2. Description of Related Art
Anti-vibration zip sliders are known per se. Typically, such a slider will have a body comprising upper and lower interconnected elements which cooperate to provide the entry channels via which, during relative motion of the zip tape and slider, the zip teeth are fed into or out of a single, central channel where the zip teeth knit or unknit during fastening or unfastening of the zip. Typically, the slider will additionally comprise a spring-loaded locking prong mounted on the slider body, which projects into the central channel. The locking prong is typically formed from a leaf spring material and, in use, bears against the knitted zip teeth thereby to prevent unwanted movement of the slider. A pull tab, pivotally mounted on the body is the means by which a user moves the slider. The pull tab has a cam formed at pivoting axis which, typically, cooperates with a follower surface provided on the same leaf spring element from which the locking prong is formed. When the pull tab 60 lies flat against the upper element of the slider body in a ‘closed’ or ‘resting’ position, the follower surface of the leaf spring acts on the cam to provide a resting bias and to bias the pull tab 60 into the resting position; and the locking prong—formed at the other end of the same leaf spring element—is allowed project fully into the channel and to bear against the zip teeth to lock the position of the zip slider. Conversely, when the pull tab is pivoted out of the resting position, to a position in which it is pivoted away from the body to enable a user to hold it, the cam acts on the follower surface of the leaf spring element to cause the locking prong to lift from the zip teeth, thereby unlocking the zip slider and enabling relative motion of the slider and teeth. In this way, a zip slider can be provided which has locking capability and, at the same time, when locked, whose pull tab is retained in a closed position without the possibility of vibration against the slider body.

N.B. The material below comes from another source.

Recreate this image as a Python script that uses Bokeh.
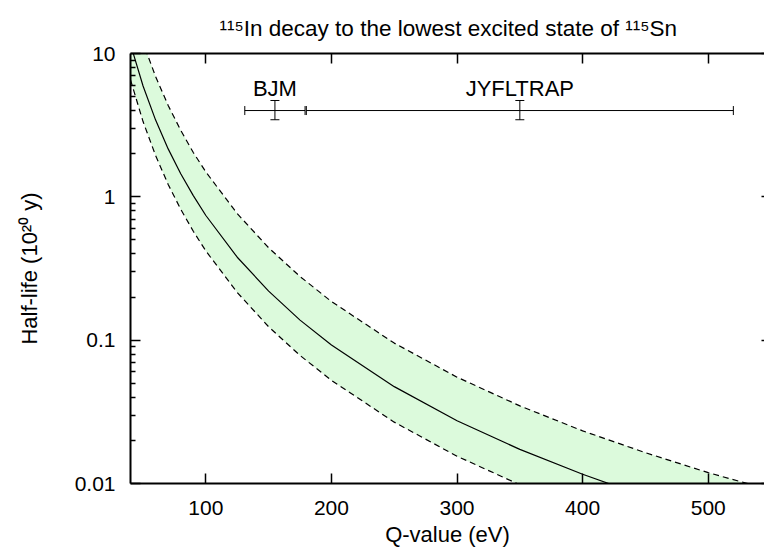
from bokeh.plotting import figure
from bokeh.models import (Range1d, LinearAxis, LogAxis, FixedTicker, LabelSet,
                          Whisker, ColumnDataSource, TeeHead, CustomJSTickFormatter)
from bokeh.core.properties import value
from bokeh.embed import file_html
from bokeh.resources import INLINE

# ---------------- data ----------------
q_values = [40, 50, 60, 70, 80, 90, 100, 125, 150, 175, 200, 250, 300, 350, 400, 450, 500, 550]
t_central = [11.6, 5.93, 3.43, 2.16, 1.45, 1.02, 0.741, 0.379, 0.220, 0.138, 0.0926,
             0.0474, 0.0274, 0.0173, 0.0116, 0.0081, 0.0059, 0.0045]
t_lower = [6.55, 3.35, 1.94, 1.22, 0.819, 0.575, 0.419, 0.215, 0.124, 0.0782, 0.0524,
           0.0268, 0.0155, 0.0098, 0.0066, 0.0046, 0.0034, 0.0025]
t_upper = [23.3, 11.9, 6.90, 4.34, 2.91, 2.04, 1.49, 0.763, 0.441, 0.278, 0.186,
           0.0954, 0.0552, 0.0348, 0.0233, 0.0164, 0.0119, 0.0090]

meas_names = ["BJM", "JYFLTRAP"]
meas_q = [155, 350]
meas_q_err = [24, 170]
meas_t = [4.0, 4.0]
meas_t_low = [3.45, 3.45]
meas_t_high = [4.7, 4.7]

x_ticks = [100, 200, 300, 400, 500]
y_ticks = [0.01, 0.1, 1, 10]
y_minor = [m * d for d in (0.01, 0.1, 1) for m in range(2, 10)]

title_text = "\u00b9\u00b9\u2075In decay to the lowest excited state of \u00b9\u00b9\u2075Sn"
x_label = "Q-value (eV)"
y_label = "Half-life (10\u00b2\u2070 y)"

FONT = "Liberation Sans"

# ---------------- figure ----------------
p = figure(width=764, height=554, output_backend="svg", toolbar_location=None,
           x_range=Range1d(40, 544.8), y_range=Range1d(0.01, 10),
           y_axis_type="log", x_axis_location=None, y_axis_location=None,
           min_border_left=130, min_border_right=0, min_border_top=53,
           min_border_bottom=71)
p.outline_line_color = None
p.background_fill_color = "white"
p.border_fill_color = "white"
for g in p.grid:
    g.visible = False

p.title.text = title_text
p.title.text_font = FONT
p.title.text_font_size = "22.5px"
p.title.text_font_style = "normal"
p.title.text_color = "black"
p.title.align = "left"
p.title.offset = 89
p.title.vertical_align = "top"
p.title.standoff = 22


def style_axis(ax, labels=True):
    ax.axis_line_width = 2
    ax.axis_line_color = "black"
    ax.major_tick_line_width = 1.5
    ax.minor_tick_line_width = 1.5
    ax.major_tick_out = 0
    ax.minor_tick_out = 0
    ax.major_label_text_font = FONT
    ax.major_label_text_font_style = "normal"
    ax.major_label_text_color = "black"
    ax.axis_label_text_font = FONT
    ax.axis_label_text_font_size = "22px"
    ax.axis_label_text_font_style = "normal"
    ax.axis_label_text_color = "black"
    if labels:
        ax.major_label_text_font_size = "21px"
    else:
        ax.major_label_text_font_size = "0px"
        ax.major_label_text_alpha = 0
        ax.major_label_standoff = 0


xt = FixedTicker(ticks=x_ticks, minor_ticks=[])
bottom = LinearAxis(ticker=xt, axis_label=x_label)
style_axis(bottom)
bottom.major_tick_in = 10
bottom.minor_tick_in = 0
bottom.major_label_standoff = 17
bottom.axis_label_standoff = 4
p.add_layout(bottom, "below")

top = LinearAxis(ticker=xt)
style_axis(top, labels=False)
top.major_tick_in = 10
top.minor_tick_in = 0
p.add_layout(top, "above")

yt = FixedTicker(ticks=y_ticks, minor_ticks=y_minor)
left = LogAxis(ticker=yt, formatter=CustomJSTickFormatter(code="return String(tick)"),
               axis_label=y_label)
style_axis(left)
left.major_tick_in = 10
left.minor_tick_in = 5
left.major_label_standoff = 15
left.axis_label_standoff = 30
p.add_layout(left, "left")

right = LogAxis(ticker=FixedTicker(ticks=y_ticks, minor_ticks=[]))
style_axis(right, labels=False)
right.axis_line_color = None
right.major_tick_in = 3
right.minor_tick_in = 0
p.add_layout(right, "right")

# ---------------- curves ----------------
src = ColumnDataSource(dict(q=q_values, c=t_central, lo=t_lower, hi=t_upper))
p.varea(x="q", y1="lo", y2="hi", source=src, fill_color="#dcfadc", fill_alpha=1.0)
p.line("q", "c", source=src, line_color="black", line_width=1.2)
p.line("q", "lo", source=src, line_color="black", line_width=1.2, line_dash="6 4")
p.line("q", "hi", source=src, line_color="black", line_width=1.2, line_dash="6 4")

# ---------------- measurements ----------------
msrc = ColumnDataSource(dict(
    name=meas_names, q=meas_q,
    qlo=[a - b for a, b in zip(meas_q, meas_q_err)],
    qhi=[a + b for a, b in zip(meas_q, meas_q_err)],
    t=meas_t, tlo=meas_t_low, thi=meas_t_high))

hw = Whisker(source=msrc, base="t", lower="qlo", upper="qhi", dimension="width",
             line_color="black", line_width=1,
             lower_head=TeeHead(size=9, line_width=1, line_color="black"),
             upper_head=TeeHead(size=9, line_width=1, line_color="black"))
vw = Whisker(source=msrc, base="q", lower="tlo", upper="thi", dimension="height",
             line_color="black", line_width=1,
             lower_head=TeeHead(size=9, line_width=1, line_color="black"),
             upper_head=TeeHead(size=9, line_width=1, line_color="black"))
p.add_layout(hw)
p.add_layout(vw)

p.add_layout(LabelSet(x="q", y="t", text="name", source=msrc, y_offset=15,
                      text_align="center", text_baseline="alphabetic",
                      text_font=value(FONT), text_font_size=value("22px"),
                      text_color="black"))

open("out.html", "w").write(file_html(p, INLINE))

Most usually, when the zip slider is in the locked position the locking prong will bear on the zip teeth in a ridge created between two adjacent teeth. In such a position, the locking prong will adopt its position of greatest displacement into the channel. That, in turn, means that the force applied on the cam of the pull tab by the follower surface to bias the pull tab into the resting position will then be at its greatest. Occasionally, however, the relative displacement of the zip slider and zip teeth is such that the locking prong will bear upon the top of a single zip tooth. The consequence of this is that the follower surface then bears less strongly against the cam and so applies a lesser biasing force with the result that the pull tab may then either move a little from the resting position or move a little more easily from that position. Either outcome can give rise to vibration and possibly noise. This is undesirable.